Data shown:
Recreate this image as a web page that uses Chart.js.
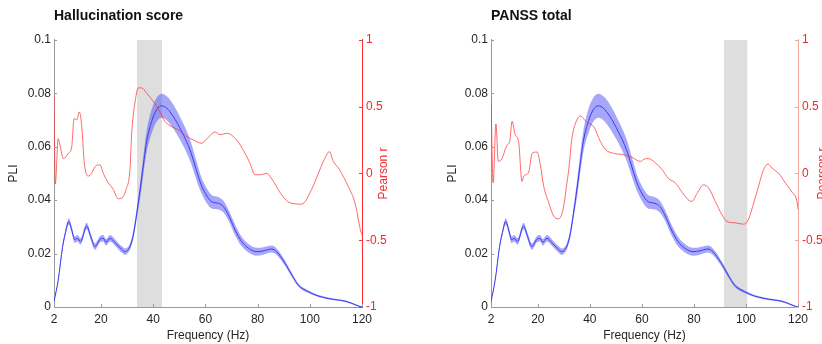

==

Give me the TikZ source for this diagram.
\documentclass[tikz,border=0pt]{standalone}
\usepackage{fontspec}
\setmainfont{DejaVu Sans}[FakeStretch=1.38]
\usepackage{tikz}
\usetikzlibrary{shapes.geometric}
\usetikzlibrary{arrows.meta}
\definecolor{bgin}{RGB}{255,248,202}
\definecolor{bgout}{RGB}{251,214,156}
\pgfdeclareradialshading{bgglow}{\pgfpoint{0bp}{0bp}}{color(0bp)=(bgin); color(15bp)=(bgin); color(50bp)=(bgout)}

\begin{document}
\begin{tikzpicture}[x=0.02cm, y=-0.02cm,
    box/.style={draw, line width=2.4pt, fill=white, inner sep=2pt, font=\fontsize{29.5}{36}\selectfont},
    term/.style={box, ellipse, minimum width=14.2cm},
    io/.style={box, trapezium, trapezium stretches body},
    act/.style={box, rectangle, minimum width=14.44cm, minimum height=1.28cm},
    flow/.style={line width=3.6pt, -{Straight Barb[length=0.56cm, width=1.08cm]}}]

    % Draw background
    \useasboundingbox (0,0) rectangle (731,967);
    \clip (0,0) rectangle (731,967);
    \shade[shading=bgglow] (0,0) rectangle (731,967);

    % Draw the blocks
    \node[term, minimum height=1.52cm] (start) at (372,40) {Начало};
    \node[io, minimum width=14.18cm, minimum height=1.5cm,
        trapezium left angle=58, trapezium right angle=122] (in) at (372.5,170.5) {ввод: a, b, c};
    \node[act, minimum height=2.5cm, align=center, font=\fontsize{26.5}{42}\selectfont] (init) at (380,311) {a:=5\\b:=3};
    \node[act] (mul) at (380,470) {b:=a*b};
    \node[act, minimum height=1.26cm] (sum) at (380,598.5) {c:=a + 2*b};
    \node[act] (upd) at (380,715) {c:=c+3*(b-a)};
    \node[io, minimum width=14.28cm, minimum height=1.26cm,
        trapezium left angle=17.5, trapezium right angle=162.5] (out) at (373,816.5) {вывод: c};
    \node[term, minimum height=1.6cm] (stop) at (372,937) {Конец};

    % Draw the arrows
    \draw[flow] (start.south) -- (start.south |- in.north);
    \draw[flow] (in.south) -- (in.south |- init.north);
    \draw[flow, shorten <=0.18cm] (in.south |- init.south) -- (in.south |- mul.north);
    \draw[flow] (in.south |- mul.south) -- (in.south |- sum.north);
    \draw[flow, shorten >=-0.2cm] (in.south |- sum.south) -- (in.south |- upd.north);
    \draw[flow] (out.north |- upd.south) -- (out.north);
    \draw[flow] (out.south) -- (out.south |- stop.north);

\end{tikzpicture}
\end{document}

==

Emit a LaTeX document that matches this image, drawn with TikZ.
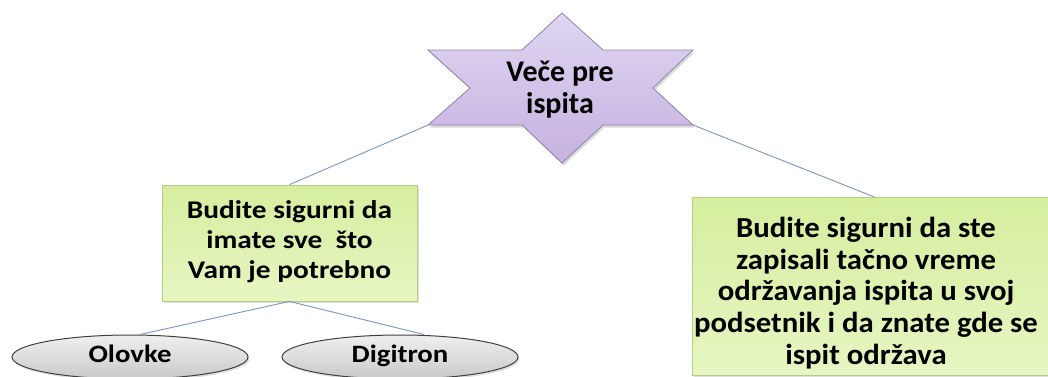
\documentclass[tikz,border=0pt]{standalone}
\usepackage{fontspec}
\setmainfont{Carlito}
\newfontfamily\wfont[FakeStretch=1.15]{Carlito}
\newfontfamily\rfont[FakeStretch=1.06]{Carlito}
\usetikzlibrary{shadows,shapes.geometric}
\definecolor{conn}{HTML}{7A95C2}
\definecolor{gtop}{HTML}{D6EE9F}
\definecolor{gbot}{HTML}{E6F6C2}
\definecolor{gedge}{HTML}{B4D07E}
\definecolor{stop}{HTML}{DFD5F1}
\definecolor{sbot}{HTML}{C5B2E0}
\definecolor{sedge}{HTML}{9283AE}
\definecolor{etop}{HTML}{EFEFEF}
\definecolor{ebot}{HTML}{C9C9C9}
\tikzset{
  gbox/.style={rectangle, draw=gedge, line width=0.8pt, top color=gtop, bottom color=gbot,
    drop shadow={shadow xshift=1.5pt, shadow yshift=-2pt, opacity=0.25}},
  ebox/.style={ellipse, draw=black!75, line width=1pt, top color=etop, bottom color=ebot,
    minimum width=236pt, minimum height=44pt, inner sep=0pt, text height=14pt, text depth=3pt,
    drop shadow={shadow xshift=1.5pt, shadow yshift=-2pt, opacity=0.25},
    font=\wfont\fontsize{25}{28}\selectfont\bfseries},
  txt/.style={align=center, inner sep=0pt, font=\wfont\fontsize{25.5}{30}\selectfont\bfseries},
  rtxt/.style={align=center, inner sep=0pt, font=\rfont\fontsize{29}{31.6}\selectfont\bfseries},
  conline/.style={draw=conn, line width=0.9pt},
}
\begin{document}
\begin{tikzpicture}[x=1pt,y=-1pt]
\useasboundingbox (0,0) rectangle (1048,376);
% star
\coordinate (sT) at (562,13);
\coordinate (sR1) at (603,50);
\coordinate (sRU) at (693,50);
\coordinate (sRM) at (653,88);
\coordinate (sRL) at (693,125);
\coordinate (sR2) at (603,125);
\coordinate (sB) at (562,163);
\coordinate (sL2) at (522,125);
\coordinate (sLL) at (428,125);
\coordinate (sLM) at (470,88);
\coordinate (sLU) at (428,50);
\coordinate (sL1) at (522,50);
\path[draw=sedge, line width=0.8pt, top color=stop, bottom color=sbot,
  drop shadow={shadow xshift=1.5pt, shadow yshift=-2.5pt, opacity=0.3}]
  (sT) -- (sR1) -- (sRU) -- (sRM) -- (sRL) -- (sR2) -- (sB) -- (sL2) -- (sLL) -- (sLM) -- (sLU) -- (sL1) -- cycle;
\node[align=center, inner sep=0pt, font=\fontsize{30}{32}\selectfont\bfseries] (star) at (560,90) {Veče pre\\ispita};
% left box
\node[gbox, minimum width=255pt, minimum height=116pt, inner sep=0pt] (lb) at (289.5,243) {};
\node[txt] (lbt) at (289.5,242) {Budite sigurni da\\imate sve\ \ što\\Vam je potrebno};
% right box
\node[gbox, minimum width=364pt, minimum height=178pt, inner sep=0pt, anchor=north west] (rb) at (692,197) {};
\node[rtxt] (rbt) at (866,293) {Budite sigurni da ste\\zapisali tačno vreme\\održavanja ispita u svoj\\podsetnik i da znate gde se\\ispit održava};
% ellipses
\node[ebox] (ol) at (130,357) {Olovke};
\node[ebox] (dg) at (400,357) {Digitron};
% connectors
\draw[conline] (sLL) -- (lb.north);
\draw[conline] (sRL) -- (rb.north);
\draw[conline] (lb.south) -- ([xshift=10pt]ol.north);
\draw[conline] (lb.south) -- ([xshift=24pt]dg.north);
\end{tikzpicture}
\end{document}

Exercise objective:
Exactly the lines from the one holding "Give me the TikZ source for this diagram." through the one holding "minimum height=1.6cm] (stop)" should be printed, ends included.

Reply:
Give me the TikZ source for this diagram.
\documentclass[tikz,border=0pt]{standalone}
\usepackage{fontspec}
\setmainfont{DejaVu Sans}[FakeStretch=1.38]
\usepackage{tikz}
\usetikzlibrary{shapes.geometric}
\usetikzlibrary{arrows.meta}
\definecolor{bgin}{RGB}{255,248,202}
\definecolor{bgout}{RGB}{251,214,156}
\pgfdeclareradialshading{bgglow}{\pgfpoint{0bp}{0bp}}{color(0bp)=(bgin); color(15bp)=(bgin); color(50bp)=(bgout)}

\begin{document}
\begin{tikzpicture}[x=0.02cm, y=-0.02cm,
    box/.style={draw, line width=2.4pt, fill=white, inner sep=2pt, font=\fontsize{29.5}{36}\selectfont},
    term/.style={box, ellipse, minimum width=14.2cm},
    io/.style={box, trapezium, trapezium stretches body},
    act/.style={box, rectangle, minimum width=14.44cm, minimum height=1.28cm},
    flow/.style={line width=3.6pt, -{Straight Barb[length=0.56cm, width=1.08cm]}}]

    % Draw background
    \useasboundingbox (0,0) rectangle (731,967);
    \clip (0,0) rectangle (731,967);
    \shade[shading=bgglow] (0,0) rectangle (731,967);

    % Draw the blocks
    \node[term, minimum height=1.52cm] (start) at (372,40) {Начало};
    \node[io, minimum width=14.18cm, minimum height=1.5cm,
        trapezium left angle=58, trapezium right angle=122] (in) at (372.5,170.5) {ввод: a, b, c};
    \node[act, minimum height=2.5cm, align=center, font=\fontsize{26.5}{42}\selectfont] (init) at (380,311) {a:=5\\b:=3};
    \node[act] (mul) at (380,470) {b:=a*b};
    \node[act, minimum height=1.26cm] (sum) at (380,598.5) {c:=a + 2*b};
    \node[act] (upd) at (380,715) {c:=c+3*(b-a)};
    \node[io, minimum width=14.28cm, minimum height=1.26cm,
        trapezium left angle=17.5, trapezium right angle=162.5] (out) at (373,816.5) {вывод: c};
    \node[term, minimum height=1.6cm] (stop) at (372,937) {Конец};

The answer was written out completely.